ARM itself focuses our efforts on a range of technologies that are important to the middle layers of the cake.  ARM delivers our industry-leading, energy-efficient Cortex™ processors and Mali™ graphics processors, and we continue to lead the way with continued innovation.  We recently rolled out our unique big. LITTLE technology, which gives the best of both worlds of high performance and energy efficiency. We provide CoreLink™ system IP that connects the system together and increases performance and capabilities for sharing information across devices. And finally we deliver Artisan® physical IP that helps designers implement these designs for manufacturing.

The lowest level of the cake involves realizing these conceptual designs into actual silicon chips that power the broad array of mobile devices. This job falls to semiconductor foundries like GLOBALFOUNDRIES, which has partnered with ARM for many years on mobile innovation. The foundry ecosystem provides a proven manufacturing solution for fabless companies, enabling the amazing growth and diversity of devices in the marketplace today. Through this solution, the industry is delivering high-volume 28nm solutions in the market place and driving rapidly towards tapeouts of 20nm devices next year. GF, for its part, is investing heavily in its 20nm-LPM process technology, which delivers a fully scaled metallization compared to the 28nm node. While often the focus in the media is on transistor performance, scaling the metal is critically important as well, as it drives area improvements, cost reduction and power reduction.
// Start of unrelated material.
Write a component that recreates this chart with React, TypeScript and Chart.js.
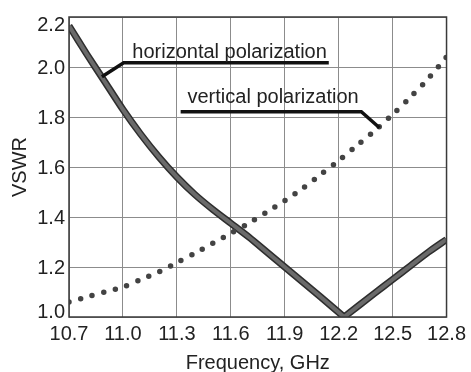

With GF’s recent announcement of its 14nm-XM technology, the company is going beyond the 20nm node and looking to the future, and I for one think its approach is pragmatic. It’s critical that the industry continue the pace of innovation and deliver the next wave of transistor capabilities for production in the 2014 time frame.  The growing consensus is that devices beyond 20nm will be based on a FinFET transistor, a 3D device where the current flow can be more effectively controlled using a gate on both sides of the conducting channel.

GF has invested in R&D on FinFET devices for years now and it intends to roll out its FinFET-based 14nm-XM (for “eXtreme Mobility”) technology in 2013, targeting production volume in 2014. This process technology is projected to provide significant scaling and improvement in energy-efficiency compared to previous nodes, and has the potential to extend the kinds of scaling that we have enjoyed from Moore’s Law for so many years. Given the complexity of rolling out a new device technology, the approach leverages the metal solution from 20nm-LPM. This reduces one of the major risk factors in rolling out a new technology, since metal scaling is also a key challenge for manufacturability.

GF has also committed to collaborating with ARM to jointly optimize this process technology specifically for next-generation ARM processors and graphics for the mobile market. This joint optimization is delivered in part through the ARM POP™ IP product line for chip optimization and risk reduction, is a key element in assuring customers get to market quickly with new designs. By delivering POP IP for GF’s 20nm-LPM and 14nm-XM technologies, we can assure the pace of innovation continues into the future.

We are excited that the foundry industry is responding with aggressive technologies that will help drive the next generation of manufacturing and look forward to the exciting new products that this technology will enable.

Dr. John Heinlein is vice president of marketing for the Physical IP Division at ARM.